Seller shall at the same time make a
non-refundable deposit of $25,000.00. From
January 30, 1998 to February 10, 1998, Granite
shall provide all reasonably requested materials
in order for Seller to make said election.
(ii) In no case shall the repurchase price be less
than Six Hundred Thousand and no/100 ($600,000)
dollars.
(iii) Seller shall have 30 days from the date of notice
to repurchase to pay the balance due, in cash.
(iv) The option to repurchase is not transferable by
Seller.
(v) If Seller elects to repurchase, upon the closing
of such repurchase, it shall relinquish all
rights to acquire Granite stock under this
Agreement.
b. If Seller elects not to repurchase, the balance of
payments shall be made according to sections E(1)&(2) of
Exhibit F,
A. TWELVE MONTHS FROM THE CLOSING DATE:
The Seller shall make an election as a full payment of the balance due. The
election shall be as follows:
1. Two Hundred and Fifty Thousand and No/100 ($250,000.00) in
cash, to be paid within 30 days. In the event Seller chooses
this cash payment, and it is paid as described in the
foregoing sentence, Granite shall have no further obligation
under the Agreement; or
26
2. Five Hundred Thousand and No/100 ($500,000.00) in fully paid,
nonassessable, and freely tradable shares of Granite Golf
Group, Inc. Common stock, containing full voting rights,
issued according to the following schedule:
a. Two Hundred and Fifty Thousand and no/100
($250,000.00) issued on the first anniversary date of
the Closing. The price per share shall be seventy
five percent (75%) of the previous average 30-day
closing.
b. Two Hundred and Fifty Thousand and no/100 ($250,000)

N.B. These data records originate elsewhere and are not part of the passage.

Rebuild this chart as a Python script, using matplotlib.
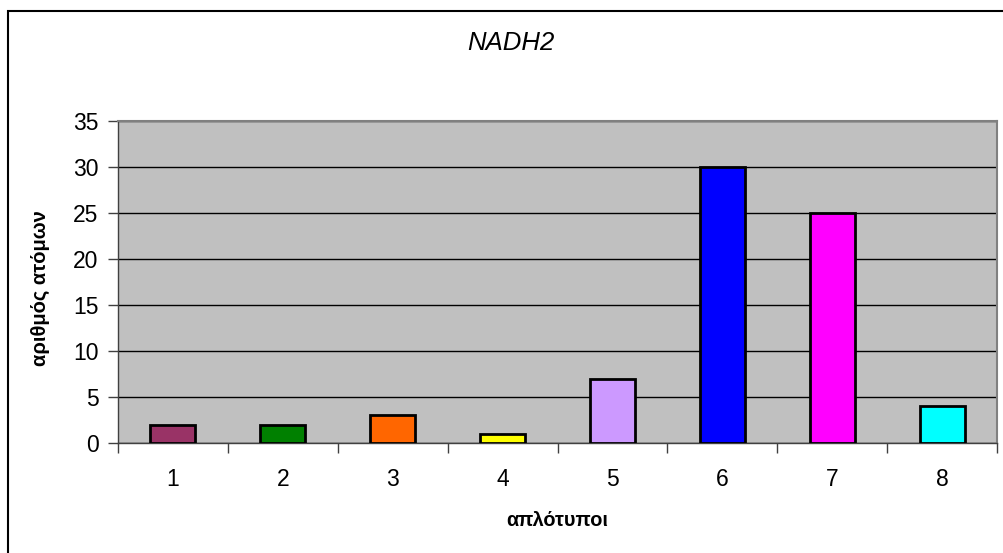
import matplotlib
matplotlib.use("Agg")
import matplotlib.pyplot as plt
from matplotlib.patches import Rectangle
from matplotlib.ticker import FixedLocator, NullFormatter

plt.rcParams['font.family'] = ['Liberation Sans', 'DejaVu Sans']

# data
haplotypes = [1, 2, 3, 4, 5, 6, 7, 8]
counts = [2, 2, 3, 1, 7, 30, 25, 4]
bar_colors = ['#993366', '#008000', '#FF6600', '#FFFF00',
              '#CC99FF', '#0000FF', '#FF00FF', '#00FFFF']
y_ticks = [0, 5, 10, 15, 20, 25, 30, 35]

W, H = 1004, 553
fig = plt.figure(figsize=(W / 100, H / 100), dpi=100)
fig.patch.set_facecolor('white')

# outer chart frame
fig.patches.append(Rectangle((8 / W, -0.01), 1.02 - 8 / W, 1.01 - 11 / H,
                             transform=fig.transFigure, fill=False,
                             edgecolor='black', linewidth=1.5))

ax = fig.add_axes([118 / W, 1 - 443 / H, (997 - 118) / W, (443 - 121) / H])
ax.set_facecolor('#C0C0C0')

ax.bar(haplotypes, counts, width=0.41, color=bar_colors,
       edgecolor='black', linewidth=2, zorder=3)

ax.set_xlim(0.5, 8.5)
ax.set_ylim(0, 35)
ax.set_yticks(y_ticks)
ax.yaxis.grid(True, color='black', linewidth=1)
ax.set_axisbelow(True)

# x ticks at category boundaries, labels at centres
ax.xaxis.set_major_locator(FixedLocator([i + 0.5 for i in range(0, 9)]))
ax.xaxis.set_major_formatter(NullFormatter())
ax.xaxis.set_minor_locator(FixedLocator(haplotypes))
ax.set_xticklabels([str(h) for h in haplotypes], minor=True)
ax.tick_params(axis='x', which='minor', length=0, pad=18, labelsize=16.5)
ax.tick_params(axis='x', which='major', length=7, width=1, color='#404040')
ax.tick_params(axis='y', length=7, width=1, color='#404040', labelsize=16.5, pad=7)

for s in ['top', 'right']:
    ax.spines[s].set_color('#808080')
    ax.spines[s].set_linewidth(1.5)
for s in ['left', 'bottom']:
    ax.spines[s].set_color('#404040')
    ax.spines[s].set_linewidth(1)

ax.set_ylabel('αριθμός ατόμων', fontsize=14.5, fontweight='bold', va='center')
ax.yaxis.set_label_coords((40 - 118) / 879, 0.48)
ax.set_xlabel('απλότυποι', fontsize=14.3, fontweight='bold', va='center')
ax.xaxis.set_label_coords(0.5, (443 - 520) / 322)
fig.text(511 / W, 1 - 43 / H, 'NADH2', fontsize=18.5, style='italic',
         ha='center', va='center')

fig.savefig('out.png', dpi=100)
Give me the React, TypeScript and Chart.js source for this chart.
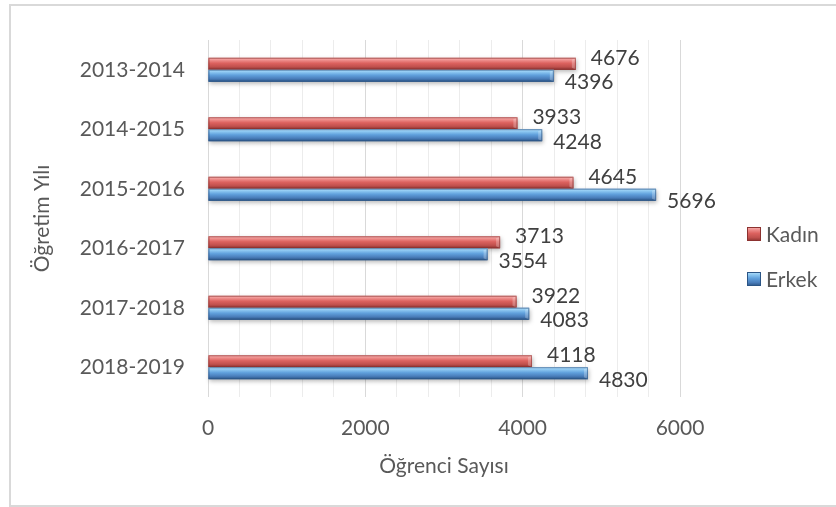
import React, { useEffect, useRef } from 'react';
import { Chart, registerables } from 'chart.js';

Chart.register(...registerables);

// ---- Data ----
const categories = ['2013-2014', '2014-2015', '2015-2016', '2016-2017', '2017-2018', '2018-2019'];
const kadin = [4676, 3933, 4645, 3713, 3922, 4118];
const erkek = [4396, 4248, 5696, 3554, 4083, 4830];
const seriesNames = ['Kadın', 'Erkek'];
const xTitle = 'Öğrenci Sayısı';
const yTitle = 'Öğretim Yılı';
const xMin = 0;
const xMax = 6000;
const xMajorStep = 2000;
const xMinorStep = 400;

const FONT = 'Lato, "Open Sans", sans-serif';
const FONT_SIZE = 21;
const AXIS_COLOR = '#595959';
const LABEL_COLOR = '#404040';

const gradStops = [
  // Kadın (red)
  [
    [0, '#f8b6b5'],
    [0.18, '#ef918f'],
    [0.45, '#dc625f'],
    [0.75, '#c0504d'],
    [1, '#8c3230'],
  ],
  // Erkek (blue)
  [
    [0, '#b8e2fb'],
    [0.18, '#8fc9f2'],
    [0.45, '#61a1dd'],
    [0.75, '#4a7ebb'],
    [1, '#2b5586'],
  ],
];
const edgeColors = ['#8c3230', '#2b5586'];

function makeGrad(ctx: CanvasRenderingContext2D, top: number, h: number, idx: number) {
  const g = ctx.createLinearGradient(0, top, 0, top + h);
  for (const [o, c] of gradStops[idx]) g.addColorStop(o as number, c as string);
  return g;
}

const decorPlugin = {
  id: 'decor',
  beforeDraw(chart: any) {
    const ctx = chart.ctx as CanvasRenderingContext2D;
    ctx.save();
    ctx.fillStyle = '#ffffff';
    ctx.fillRect(0, 0, chart.width, chart.height);
    ctx.strokeStyle = '#d9d9d9';
    ctx.lineWidth = 2;
    ctx.strokeRect(10, 5, chart.width + 20, chart.height - 6);
    ctx.restore();
  },
  afterDatasetsDraw(chart: any) {
    const ctx = chart.ctx as CanvasRenderingContext2D;
    chart.data.datasets.forEach((ds: any, di: number) => {
      const meta = chart.getDatasetMeta(di);
      meta.data.forEach((el: any) => {
        const { x, y, base, height } = el.getProps(['x', 'y', 'base', 'height'], true);
        const top = y - height / 2;
        const left = Math.min(base, x);
        const w = Math.abs(x - base);
        ctx.save();
        ctx.shadowColor = 'rgba(0,0,0,0.28)';
        ctx.shadowBlur = 4;
        ctx.shadowOffsetX = 1;
        ctx.shadowOffsetY = 2;
        ctx.fillStyle = makeGrad(ctx, top, height, di);
        ctx.fillRect(left, top, w, height);
        ctx.restore();
        // end bevel
        ctx.save();
        ctx.fillStyle = 'rgba(255,255,255,0.25)';
        ctx.beginPath();
        ctx.moveTo(left + w - 4, top + 2);
        ctx.lineTo(left + w, top);
        ctx.lineTo(left + w, top + height);
        ctx.lineTo(left + w - 4, top + height - 2);
        ctx.closePath();
        ctx.fill();
        ctx.strokeStyle = edgeColors[di];
        ctx.globalAlpha = 0.6;
        ctx.lineWidth = 1;
        ctx.strokeRect(left + 0.5, top + 0.5, w - 1, height - 1);
        ctx.restore();
      });
    });
    // data labels
    ctx.save();
    ctx.font = `${FONT_SIZE}px ${FONT}`;
    ctx.fillStyle = LABEL_COLOR;
    ctx.textAlign = 'left';
    ctx.textBaseline = 'middle';
    chart.data.datasets.forEach((ds: any, di: number) => {
      const meta = chart.getDatasetMeta(di);
      meta.data.forEach((el: any, i: number) => {
        const { x, y } = el.getProps(['x', 'y'], true);
        const dx = di === 0 ? 15 : 11;
        const dy = di === 0 ? -6 : 7;
        ctx.fillText(String(ds.data[i]), x + dx, y + dy);
      });
    });
    ctx.restore();
  },
  afterDraw(chart: any) {
    // legend
    const ctx = chart.ctx as CanvasRenderingContext2D;
    const items = [0, 1];
    const ys = [234, 279];
    ctx.save();
    items.forEach((di, k) => {
      const cy = ys[k];
      const sx = 747;
      const size = 14;
      const top = cy - size / 2;
      ctx.fillStyle = makeGrad(ctx, top, size, di);
      ctx.fillRect(sx, top, size, size);
      ctx.strokeStyle = edgeColors[di];
      ctx.lineWidth = 1;
      ctx.strokeRect(sx + 0.5, top + 0.5, size - 1, size - 1);
      ctx.fillStyle = AXIS_COLOR;
      ctx.font = `${FONT_SIZE}px ${FONT}`;
      ctx.textAlign = 'left';
      ctx.textBaseline = 'middle';
      ctx.fillText(chart.data.datasets[di].label, 766, cy + 1);
    });
    ctx.restore();
  },
};

export default function App() {
  const ref = useRef<HTMLCanvasElement | null>(null);

  useEffect(() => {
    if (!ref.current) return;
    const chart = new Chart(ref.current, {
      type: 'bar',
      data: {
        labels: categories,
        datasets: [
          {
            label: seriesNames[0],
            data: kadin,
            backgroundColor: '#c0504d',
            borderWidth: 0,
            categoryPercentage: 0.4,
            barPercentage: 1,
          },
          {
            label: seriesNames[1],
            data: erkek,
            backgroundColor: '#4f81bd',
            borderWidth: 0,
            categoryPercentage: 0.4,
            barPercentage: 1,
          },
        ],
      },
      options: {
        indexAxis: 'y',
        responsive: false,
        animation: false,
        devicePixelRatio: 1,
        layout: { padding: { left: 0, top: 40, right: 156, bottom: 0 } },
        plugins: {
          legend: { display: false },
          tooltip: { enabled: false },
        },
        scales: {
          x: {
            min: xMin,
            max: xMax,
            border: { display: false },
            grid: {
              drawTicks: false,
              color: (c: any) => (c.tick && c.tick.value % xMajorStep === 0 ? '#d9d9d9' : '#ececec'),
              lineWidth: 1,
            },
            ticks: {
              stepSize: xMinorStep,
              autoSkip: false,
              maxRotation: 0,
              padding: 19,
              color: AXIS_COLOR,
              font: { family: FONT, size: FONT_SIZE },
              callback: (v: any) => (Number(v) % xMajorStep === 0 ? String(v) : ''),
            },
            title: {
              display: true,
              text: xTitle,
              color: AXIS_COLOR,
              font: { family: FONT, size: FONT_SIZE },
              padding: { top: 0, bottom: 28 },
            },
            afterFit: (s: any) => {
              s.height = 110;
            },
          },
          y: {
            border: { display: false },
            grid: { display: false, drawTicks: false },
            ticks: {
              padding: 23,
              color: AXIS_COLOR,
              font: { family: FONT, size: FONT_SIZE },
            },
            title: {
              display: true,
              text: yTitle,
              color: AXIS_COLOR,
              font: { family: FONT, size: FONT_SIZE },
              padding: { top: 30, bottom: 0 },
            },
            afterFit: (s: any) => {
              s.width = 208;
            },
          },
        },
      },
      plugins: [decorPlugin],
    });
    return () => chart.destroy();
  }, []);

  return (
    <div style={{ position: 'fixed', left: 0, top: 0, width: 836, height: 507, background: '#fff' }}>
      <canvas ref={ref} width={836} height={507} style={{ display: 'block', width: 836, height: 507 }} />
    </div>
  );
}
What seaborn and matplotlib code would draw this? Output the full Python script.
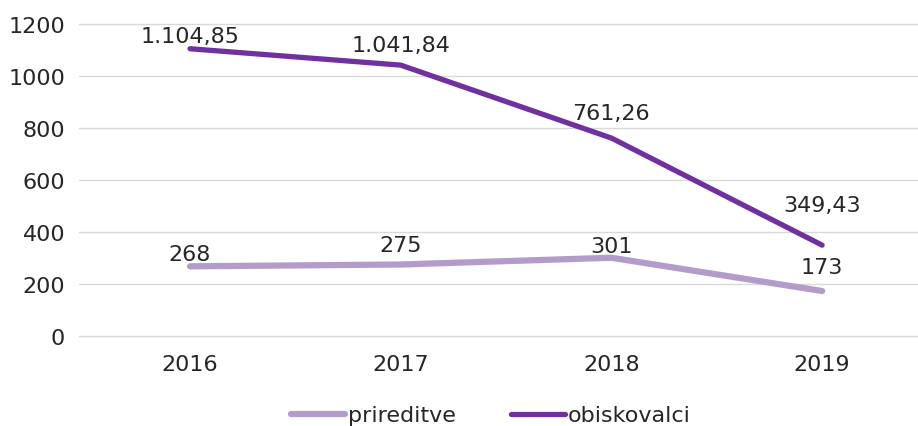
import pandas as pd
import matplotlib.pyplot as plt
import seaborn as sns

years = ["2016", "2017", "2018", "2019"]
prireditve = [268, 275, 301, 173]
obiskovalci = [1104.85, 1041.84, 761.26, 349.43]
prireditve_labels = ["268", "275", "301", "173"]
obiskovalci_labels = ["1.104,85", "1.041,84", "761,26", "349,43"]

df = pd.DataFrame({
    "leto": years * 2,
    "vrednost": prireditve + obiskovalci,
    "serija": ["prireditve"] * 4 + ["obiskovalci"] * 4,
})

sns.set_theme(style="white")
plt.rcParams['font.family'] = ['DejaVu Sans']

fig = plt.figure(figsize=(9.18, 4.27), dpi=100)
ax = fig.add_axes([79 / 918, 1 - 337 / 427, 1 - 79 / 918, (337 - 25) / 427])

palette = {"prireditve": "#B39CCB", "obiskovalci": "#7030A0"}
widths = {"prireditve": 4.5, "obiskovalci": 3.8}
sns.lineplot(data=df, x="leto", y="vrednost", hue="serija", palette=palette,
             ax=ax, sort=False, legend=False)
for line, name in zip(ax.lines, ["prireditve", "obiskovalci"]):
    line.set_linewidth(widths[name])
    line.set_solid_capstyle("round")

ax.set_ylim(0, 1200)
ax.set_xlim(-0.527, 3.455)
ax.set_yticks(range(0, 1201, 200))
ax.yaxis.grid(True, color="#D9D9D9", linewidth=1)
ax.xaxis.grid(False)
ax.set_axisbelow(True)
for g in ax.get_ygridlines():
    g.set_clip_on(False)
for s in ax.spines.values():
    s.set_visible(False)
ax.set_xlabel("")
ax.set_ylabel("")
ax.tick_params(axis="both", labelsize=16, colors="#262626", length=0)
ax.tick_params(axis="x", pad=13)
ax.tick_params(axis="y", pad=10)

ob_off = [9.5, 14.5, 18, 29]
for i, (v, lab) in enumerate(zip(obiskovalci, obiskovalci_labels)):
    ax.annotate(lab, (i, v), xytext=(0, ob_off[i]), textcoords="offset points",
                ha="center", va="center", fontsize=16, color="#262626")
pr_off = [8.6, 13.7, 8.4, 17]
for i, (v, lab) in enumerate(zip(prireditve, prireditve_labels)):
    ax.annotate(lab, (i, v), xytext=(0, pr_off[i]), textcoords="offset points",
                ha="center", va="center", fontsize=16, color="#262626")

handles = [plt.Line2D([], [], color=palette[n], linewidth=widths[n],
                      solid_capstyle="round") for n in ["prireditve", "obiskovalci"]]
fig.legend(handles, ["prireditve", "obiskovalci"], loc="center",
           bbox_to_anchor=(0.535, 0.025), ncol=2, frameon=False, fontsize=16,
           handlelength=2.4, handletextpad=0.15, columnspacing=2.5,
           labelcolor="#262626")

fig.savefig("out.png", dpi=100)
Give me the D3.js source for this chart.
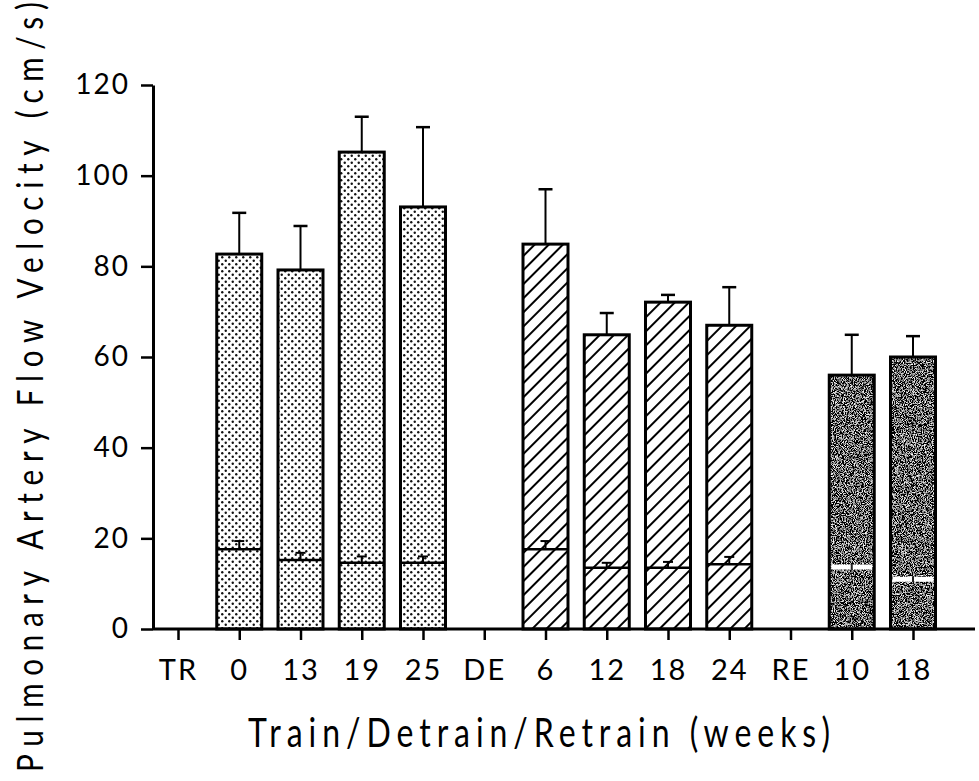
<!DOCTYPE html>
<html>
<head>
<meta charset="utf-8">
<script src="https://cdnjs.cloudflare.com/ajax/libs/d3/7.8.5/d3.min.js"></script>
<style>
  body { margin: 0; background: #fff; }
  svg text { font-family: Lato, "DejaVu Sans", sans-serif; fill: #000; }
</style>
</head>
<body>
<svg id="chart" width="979" height="781"></svg>
<script>
// x categories (slot labels), the phase labels TR/DE/RE have no bar
var slotLabels = ["TR", "0", "13", "19", "25", "DE", "6", "12", "18", "24", "RE", "10", "18"];
var barSlots = [1, 2, 3, 4, 6, 7, 8, 9, 11, 12];
var barPhase = ["train", "train", "train", "train", "detrain", "detrain", "detrain", "detrain", "retrain", "retrain"];
// upper value (bar height) and its SE
var upperMean = [82.7, 79.2, 105.2, 93.1, 84.9, 64.9, 72.1, 67.0, 56.0, 60.0];
var upperSE = [9.1, 9.7, 7.8, 17.6, 12.1, 4.8, 1.6, 8.4, 8.9, 4.6];
// lower value (line inside the bar) and its SE
var lowerMean = [17.6, 15.2, 14.6, 14.6, 17.6, 13.5, 13.5, 14.3, 13.7, 11.0];
var lowerSE = [1.8, 1.6, 1.4, 1.4, 1.8, 1.1, 1.3, 1.6, 1.5, 1.5];
var yTicks = [0, 20, 40, 60, 80, 100, 120];

var svg = d3.select("#chart");

var x = d3.scalePoint()
    .domain(d3.range(slotLabels.length))
    .range([178, 913]);
var y = d3.scaleLinear()
    .domain([0, 120])
    .range([629, 85]);
var barW = 45;
var squeeze = 0.8; // narrow letters like the original lettering

// patterns
var defs = svg.append("defs");
var dots = defs.append("pattern")
    .attr("id", "dots")
    .attr("patternUnits", "userSpaceOnUse")
    .attr("width", 7).attr("height", 7);
dots.append("rect").attr("width", 7).attr("height", 7).attr("fill", "#fff");
dots.append("circle").attr("cx", 1.75).attr("cy", 1.75).attr("r", 1.2).attr("fill", "#111");
dots.append("circle").attr("cx", 5.25).attr("cy", 5.25).attr("r", 1.2).attr("fill", "#111");

var hatch = defs.append("pattern")
    .attr("id", "hatch")
    .attr("patternUnits", "userSpaceOnUse")
    .attr("width", 10).attr("height", 10)
    .attr("patternTransform", "rotate(45)");
hatch.append("rect").attr("width", 10).attr("height", 10).attr("fill", "#fff");
hatch.append("line").attr("x1", 1).attr("y1", 0).attr("x2", 1).attr("y2", 10)
    .attr("stroke", "#000").attr("stroke-width", 2);

var noise = defs.append("filter").attr("id", "noise")
    .attr("x", 0).attr("y", 0).attr("width", 1).attr("height", 1);
noise.append("feTurbulence").attr("type", "fractalNoise")
    .attr("baseFrequency", 1.1).attr("numOctaves", 2).attr("seed", 3).attr("result", "n");
noise.append("feColorMatrix").attr("in", "n").attr("type", "matrix")
    .attr("values", "3.2 0 0 0 -1.45  3.2 0 0 0 -1.45  3.2 0 0 0 -1.45  0 0 0 0 1")
    .attr("result", "g");
noise.append("feComposite").attr("in", "g").attr("in2", "SourceGraphic").attr("operator", "in");

var fills = { train: "url(#dots)", detrain: "url(#hatch)", retrain: "#333" };

var bars = barSlots.map(function (s, i) {
    return { slot: s, phase: barPhase[i], up: upperMean[i], upSE: upperSE[i], lo: lowerMean[i], loSE: lowerSE[i] };
});

// error bars above the bars
var eb = svg.append("g").attr("stroke", "#000").attr("stroke-width", 2);
eb.selectAll("line.v").data(bars).enter().append("line")
    .attr("x1", function (d) { return x(d.slot); })
    .attr("x2", function (d) { return x(d.slot); })
    .attr("y1", function (d) { return y(d.up); })
    .attr("y2", function (d) { return y(d.up + d.upSE); });
eb.selectAll("line.c").data(bars).enter().append("line")
    .attr("x1", function (d) { return x(d.slot) - 7; })
    .attr("x2", function (d) { return x(d.slot) + 7; })
    .attr("y1", function (d) { return y(d.up + d.upSE); })
    .attr("y2", function (d) { return y(d.up + d.upSE); })
    .attr("stroke-width", 2.5);

// bars
var g = svg.append("g");
g.selectAll("rect.fill").data(bars).enter().append("rect")
    .attr("x", function (d) { return x(d.slot) - barW / 2; })
    .attr("y", function (d) { return y(d.up); })
    .attr("width", barW)
    .attr("height", function (d) { return y(0) - y(d.up); })
    .attr("fill", function (d) { return fills[d.phase]; })
    .attr("filter", function (d) { return d.phase == "retrain" ? "url(#noise)" : null; });
g.selectAll("rect.out").data(bars).enter().append("rect")
    .attr("x", function (d) { return x(d.slot) - barW / 2; })
    .attr("y", function (d) { return y(d.up); })
    .attr("width", barW)
    .attr("height", function (d) { return y(0) - y(d.up); })
    .attr("fill", "none")
    .attr("stroke", "#000")
    .attr("stroke-width", 3);

// inner line for lower value with small error bar
var lo = svg.append("g");
lo.selectAll("line.lo").data(bars).enter().append("line")
    .attr("x1", function (d) { return x(d.slot) - barW / 2 + (d.phase == "retrain" ? 2 : 0); })
    .attr("x2", function (d) { return x(d.slot) + barW / 2 - (d.phase == "retrain" ? 2 : 0); })
    .attr("y1", function (d) { return y(d.lo); })
    .attr("y2", function (d) { return y(d.lo); })
    .attr("stroke", function (d) { return d.phase == "retrain" ? "#fff" : "#000"; })
    .attr("stroke-width", function (d) { return d.phase == "retrain" ? 5 : 2.5; });
lo.selectAll("line.lov").data(bars).enter().append("line")
    .attr("x1", function (d) { return x(d.slot); })
    .attr("x2", function (d) { return x(d.slot); })
    .attr("y1", function (d) { return d.phase == "retrain" ? y(d.lo) + 3 : y(d.lo); })
    .attr("y2", function (d) { return d.phase == "retrain" ? y(d.lo) - 3 : y(d.lo + d.loSE); })
    .attr("stroke", function (d) { return d.phase == "retrain" ? "#222" : "#000"; })
    .attr("stroke-width", 2);
lo.selectAll("line.loc").data(bars.filter(function (d) { return d.phase != "retrain"; })).enter().append("line")
    .attr("x1", function (d) { return x(d.slot) - 5; })
    .attr("x2", function (d) { return x(d.slot) + 5; })
    .attr("y1", function (d) { return y(d.lo + d.loSE); })
    .attr("y2", function (d) { return y(d.lo + d.loSE); })
    .attr("stroke", "#000")
    .attr("stroke-width", 2);

// y axis
var yAxis = svg.append("g")
    .attr("transform", "translate(153,0)")
    .call(d3.axisLeft(y).tickValues(yTicks).tickSize(12).tickSizeOuter(0).tickPadding(11));
yAxis.select(".domain").attr("stroke-width", 3);
yAxis.selectAll(".tick line").attr("stroke-width", 2.5);
yAxis.selectAll(".tick text").attr("font-size", 28).attr("letter-spacing", 2)
    .attr("font-family", "Lato, sans-serif");

// x axis
var xAxis = svg.append("g")
    .attr("transform", "translate(0,629)")
    .call(d3.axisBottom(x).tickFormat(function (i) { return slotLabels[i]; }).tickSize(11).tickSizeOuter(0).tickPadding(19));
xAxis.select(".domain").attr("d", "M153,0H975").attr("stroke-width", 3);
xAxis.selectAll(".tick line").attr("stroke-width", 2.5);
xAxis.selectAll(".tick text").attr("font-size", 29).attr("letter-spacing", 2)
    .attr("font-family", "Lato, sans-serif");

// titles
svg.append("text")
    .attr("transform", "translate(539,747) scale(" + squeeze + ",1)")
    .attr("text-anchor", "middle")
    .attr("font-size", 40)
    .attr("textLength", 582 / squeeze)
    .attr("lengthAdjust", "spacing")
    .text("Train/Detrain/Retrain (weeks)");
svg.append("text")
    .attr("transform", "translate(43,387) rotate(-90) scale(" + squeeze + ",1)")
    .attr("text-anchor", "middle")
    .attr("font-size", 37)
    .attr("textLength", 770 / squeeze)
    .attr("lengthAdjust", "spacing")
    .text("Pulmonary Artery Flow Velocity (cm/s)");
</script>
</body>
</html>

issued on the second anniversary date of the Closing.
The price per share shall be seventy five percent
(75%) of the previous average 30-day closing price.
F. From and at all times after the Closing Date, Seller, its officers or
directors, or their assigns, if any, shall not short sales of Shares without
the written consent of Granite Golf Group, Inc., nor take any action which
might reasonably be expected to cause or result in any manipulation of the
price of any security of Granite to facilitate the sale of any Shares pursuant
to this Agreement.
G. If at any time after closing, Granite Golf Group, Inc. shall default
in its obligation under this Exhibit F, as well as its obligations to register
stock under the Registration Rights Agreement, then upon such default, Brassie
Golf Corporation, at its option, may declare all amounts owed to Brassie Golf
Corporation described in this Exhibit F to then e immediately due and payable in
cash, or at Brassie Golf Corporation's election, in stock of Granite Golf Group,
Inc., and Xxxxxxx Golf Corporation may exercise all rights or remedies to
recover such amounts as are available at law or in equity, including, but not
limited to, enforcing its rights under the Security Agreement. In the event of
such default, Brassie Golf Corporation shall be entitled, in addition to other
remedies, to recover all costs and expenses of any action or litigation
undertaken to enforce its rights under this Exhibit F, including, but not
limited to, all attorney's fees, whether such attorney's fees are incurred in
any pretrial, trial, appellate or bankruptcy proceedings.
H. The Companies shall unconditionally and absolutely guaranty the
obligations of Granite Golf Group, Inc. under this Exhibit F by executing the
Guaranty Agreement attached hereto as Exhibit I. Further, in order to secure
their obligations under the Guaranty
27
Agreement, the Companies shall join into the Security Agreement.